→ **Given exercise**
Reproduce exactly the lines below, from the first one through the line containing "import seaborn as sns", and omit any pictures.

→ **Task material**
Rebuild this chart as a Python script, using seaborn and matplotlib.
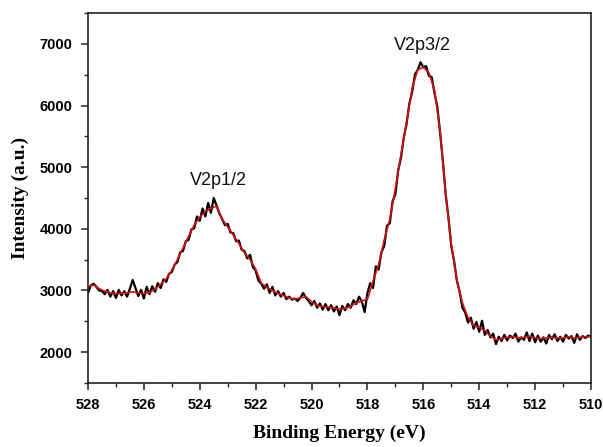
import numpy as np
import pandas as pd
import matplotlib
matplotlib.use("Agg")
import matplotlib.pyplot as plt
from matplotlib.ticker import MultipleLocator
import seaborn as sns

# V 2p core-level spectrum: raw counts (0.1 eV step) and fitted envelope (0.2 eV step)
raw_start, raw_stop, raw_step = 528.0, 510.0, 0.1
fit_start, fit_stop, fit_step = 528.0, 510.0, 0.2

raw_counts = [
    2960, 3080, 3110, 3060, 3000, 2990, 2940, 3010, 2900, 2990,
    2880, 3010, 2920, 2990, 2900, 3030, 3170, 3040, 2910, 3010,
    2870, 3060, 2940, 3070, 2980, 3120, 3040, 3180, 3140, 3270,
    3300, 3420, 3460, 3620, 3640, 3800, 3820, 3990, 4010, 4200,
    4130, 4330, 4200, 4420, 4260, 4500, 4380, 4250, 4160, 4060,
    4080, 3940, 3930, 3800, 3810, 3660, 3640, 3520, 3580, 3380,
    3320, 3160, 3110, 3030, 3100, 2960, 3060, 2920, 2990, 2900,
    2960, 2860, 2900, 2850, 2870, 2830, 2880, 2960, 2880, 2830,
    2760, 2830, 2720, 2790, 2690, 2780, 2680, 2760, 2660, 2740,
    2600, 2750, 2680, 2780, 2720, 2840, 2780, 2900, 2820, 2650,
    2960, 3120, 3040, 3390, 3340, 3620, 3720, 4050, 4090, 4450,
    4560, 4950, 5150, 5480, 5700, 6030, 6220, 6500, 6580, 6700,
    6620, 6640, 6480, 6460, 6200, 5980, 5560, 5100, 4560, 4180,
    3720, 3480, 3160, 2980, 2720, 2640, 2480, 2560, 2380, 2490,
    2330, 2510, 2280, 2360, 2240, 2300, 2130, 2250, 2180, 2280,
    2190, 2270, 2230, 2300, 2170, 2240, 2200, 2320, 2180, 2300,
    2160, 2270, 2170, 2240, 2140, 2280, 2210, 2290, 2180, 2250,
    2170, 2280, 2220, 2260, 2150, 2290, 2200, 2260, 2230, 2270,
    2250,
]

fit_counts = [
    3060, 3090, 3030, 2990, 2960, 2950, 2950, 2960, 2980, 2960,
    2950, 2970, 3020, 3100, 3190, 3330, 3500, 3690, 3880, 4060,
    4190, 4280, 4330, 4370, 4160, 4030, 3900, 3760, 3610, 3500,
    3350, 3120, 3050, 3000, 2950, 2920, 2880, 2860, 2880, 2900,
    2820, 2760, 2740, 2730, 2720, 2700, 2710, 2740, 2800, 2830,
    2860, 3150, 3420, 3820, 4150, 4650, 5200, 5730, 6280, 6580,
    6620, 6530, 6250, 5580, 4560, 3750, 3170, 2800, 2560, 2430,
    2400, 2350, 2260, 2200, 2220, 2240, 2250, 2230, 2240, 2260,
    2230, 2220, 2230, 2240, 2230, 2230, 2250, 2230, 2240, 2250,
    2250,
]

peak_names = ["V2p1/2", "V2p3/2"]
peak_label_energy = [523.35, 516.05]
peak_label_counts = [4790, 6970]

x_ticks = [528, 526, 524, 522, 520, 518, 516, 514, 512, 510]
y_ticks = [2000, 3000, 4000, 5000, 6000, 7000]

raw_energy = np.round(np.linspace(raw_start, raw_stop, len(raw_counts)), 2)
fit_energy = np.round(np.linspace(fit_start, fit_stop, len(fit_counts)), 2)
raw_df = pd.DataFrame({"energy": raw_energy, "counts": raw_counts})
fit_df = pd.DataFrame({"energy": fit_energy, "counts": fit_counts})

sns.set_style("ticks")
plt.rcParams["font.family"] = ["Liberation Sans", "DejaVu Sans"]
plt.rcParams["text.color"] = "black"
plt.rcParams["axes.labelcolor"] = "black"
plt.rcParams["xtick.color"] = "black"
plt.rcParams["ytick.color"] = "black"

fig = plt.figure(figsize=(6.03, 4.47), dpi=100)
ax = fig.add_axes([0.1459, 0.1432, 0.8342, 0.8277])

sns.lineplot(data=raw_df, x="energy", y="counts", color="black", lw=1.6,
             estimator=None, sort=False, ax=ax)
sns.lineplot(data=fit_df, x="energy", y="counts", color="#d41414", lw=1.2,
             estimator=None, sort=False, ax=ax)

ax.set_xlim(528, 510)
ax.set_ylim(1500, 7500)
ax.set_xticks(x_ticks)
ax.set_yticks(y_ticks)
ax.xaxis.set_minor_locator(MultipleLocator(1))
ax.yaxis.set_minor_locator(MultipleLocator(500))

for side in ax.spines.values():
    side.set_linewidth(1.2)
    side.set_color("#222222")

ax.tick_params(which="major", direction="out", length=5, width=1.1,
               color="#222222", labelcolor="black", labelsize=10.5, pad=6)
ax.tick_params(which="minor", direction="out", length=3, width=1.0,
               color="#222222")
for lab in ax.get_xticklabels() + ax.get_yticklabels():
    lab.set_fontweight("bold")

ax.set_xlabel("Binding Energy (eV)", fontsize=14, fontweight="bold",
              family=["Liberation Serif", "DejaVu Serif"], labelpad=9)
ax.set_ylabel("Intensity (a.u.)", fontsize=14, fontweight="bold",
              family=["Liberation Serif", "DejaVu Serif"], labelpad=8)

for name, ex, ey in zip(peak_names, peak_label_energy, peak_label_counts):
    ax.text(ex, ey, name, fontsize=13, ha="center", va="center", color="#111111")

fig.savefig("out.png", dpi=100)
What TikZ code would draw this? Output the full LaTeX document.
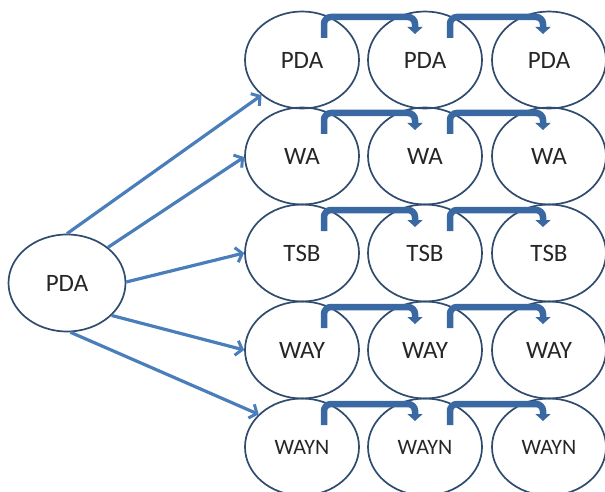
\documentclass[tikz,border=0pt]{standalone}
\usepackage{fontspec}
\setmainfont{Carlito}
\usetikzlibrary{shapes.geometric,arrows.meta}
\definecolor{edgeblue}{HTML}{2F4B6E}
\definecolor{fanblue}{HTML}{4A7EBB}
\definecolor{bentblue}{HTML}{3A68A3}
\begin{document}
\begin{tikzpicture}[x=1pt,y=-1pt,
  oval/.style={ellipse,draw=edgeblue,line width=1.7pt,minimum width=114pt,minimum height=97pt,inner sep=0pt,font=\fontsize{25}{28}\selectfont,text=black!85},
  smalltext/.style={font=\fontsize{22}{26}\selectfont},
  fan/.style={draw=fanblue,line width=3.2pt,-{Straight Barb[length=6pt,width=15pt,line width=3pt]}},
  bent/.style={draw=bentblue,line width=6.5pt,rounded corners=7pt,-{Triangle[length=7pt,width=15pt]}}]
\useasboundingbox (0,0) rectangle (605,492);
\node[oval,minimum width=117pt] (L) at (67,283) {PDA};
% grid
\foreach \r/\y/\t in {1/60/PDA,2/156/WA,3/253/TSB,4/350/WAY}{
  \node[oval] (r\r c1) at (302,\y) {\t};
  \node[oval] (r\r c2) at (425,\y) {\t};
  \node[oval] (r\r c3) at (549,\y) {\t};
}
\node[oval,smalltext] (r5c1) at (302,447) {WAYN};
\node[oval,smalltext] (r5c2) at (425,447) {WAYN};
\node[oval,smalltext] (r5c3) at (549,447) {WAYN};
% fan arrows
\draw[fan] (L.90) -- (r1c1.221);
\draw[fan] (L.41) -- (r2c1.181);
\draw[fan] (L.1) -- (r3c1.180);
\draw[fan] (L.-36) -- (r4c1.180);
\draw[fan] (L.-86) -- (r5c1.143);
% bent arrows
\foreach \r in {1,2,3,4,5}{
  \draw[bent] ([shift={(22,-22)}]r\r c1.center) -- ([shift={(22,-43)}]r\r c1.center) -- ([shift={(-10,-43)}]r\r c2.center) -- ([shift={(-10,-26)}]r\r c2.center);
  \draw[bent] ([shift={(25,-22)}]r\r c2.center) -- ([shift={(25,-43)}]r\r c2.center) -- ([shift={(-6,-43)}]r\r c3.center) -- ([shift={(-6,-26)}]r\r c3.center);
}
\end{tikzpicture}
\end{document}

→ **Written reply**
Rebuild this chart as a Python script, using seaborn and matplotlib.
import numpy as np
import pandas as pd
import matplotlib
matplotlib.use("Agg")
import matplotlib.pyplot as plt
from matplotlib.ticker import MultipleLocator
import seaborn as sns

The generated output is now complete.